1797 Riobamba earthquake
- Local date: 4 February 1797;
- Local time: 07:30;
- Magnitude: 7.6 M_{w} 8.3 M_{L};
- Epicenter: 1°36′S 78°36′W﻿ / ﻿1.6°S 78.6°W
- Areas affected: Ecuador
- Max. intensity: MMI XI (Extreme)
- Casualties: 6,000–40,000

= 1797 Riobamba earthquake =

Deadly earthquake in central Ecuador

The 1797 Riobamba earthquake occurred at 12:30 UTC on 4 February. It devastated the city of Riobamba and many other cities in the Interandean valley, causing between 6,000 and 40,000 casualties. It is estimated that seismic intensities in the epicentral area reached at least XI (Extreme) on the Mercalli intensity scale, and that the earthquake had a magnitude of 7.6–8.3, the most powerful historical event known in Ecuador. The earthquake was studied by Prussian geographer Alexander von Humboldt, when he visited the area in 1801–1802.

==Tectonic setting==
The active tectonics of Ecuador is dominated by the effects of the subduction of the Nazca plate beneath the South American plate. The main NNE-SSW trending fault systems show a mixture of dextral (right lateral) strike-slip faulting and reverse faulting. In addition to these faults that run parallel to the Andes in Ecuador, there are two important SW-NE trending-dextral-fault systems: the Pallatanga fault and the Chingual fault. The Pallatanga fault runs close to the epicenter and movement on this fault has been suggested as the cause of the earthquake, although there is no clear surface break supporting such recent movement.

==Damage==
The area of significant damage (Intensity ≥VII) extended from Quito in the north to more than 60 km south of Riobamba, including the cities of Guaranda, Ambato, Latacunga and the towns of Saquisilí and Baños.
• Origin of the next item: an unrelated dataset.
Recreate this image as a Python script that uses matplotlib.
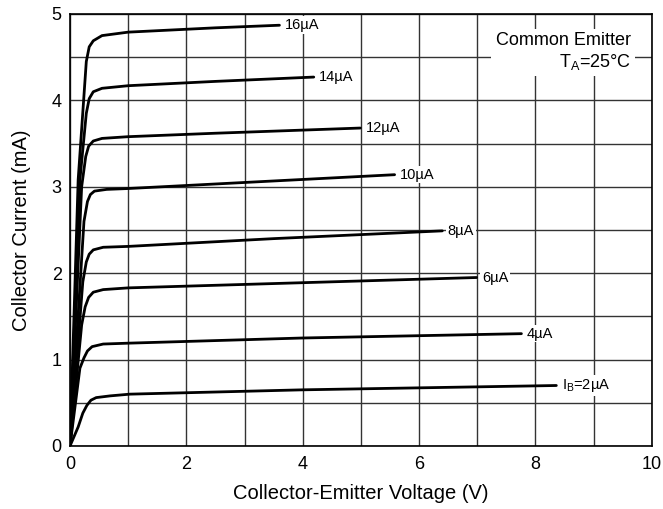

Riobamba and the town of Quero were both destroyed by landslides. The Pastaza River was dammed for up to eighty days by landslides at the foot of the Tungurahua volcano.

Humboldt visited then region several years after the earthquake, and his analysis therefore largely relied on anecdotal accounts that he gathered. Some of the observations such as "the bodies of many of the inhabitants were found to have been hurled to Cullca, a hill several hundred feet in height and on the opposite side of the river Lican", are not credible. He gave a figure of thirty to forty thousand for the number of casualties, while some more recent estimates give figures ranging from six to twelve thousand.

==Characteristics==
The shaking lasted for three to four minutes. The estimated rupture length for the earthquake is 70.3 km, with a fault azimuth of 067°. A moment magnitude of 7.6 was estimated based on data about the intensity distribution of the earthquake. An earthquake of this size would imply a rupture length of about 110 km, which can only be achieved along the Pallatanga Fault System.

==Aftermath==
The city of Riobamba was rebuilt nearly 20 km northeast of its original site, now occupied by the small town of Cajabamba.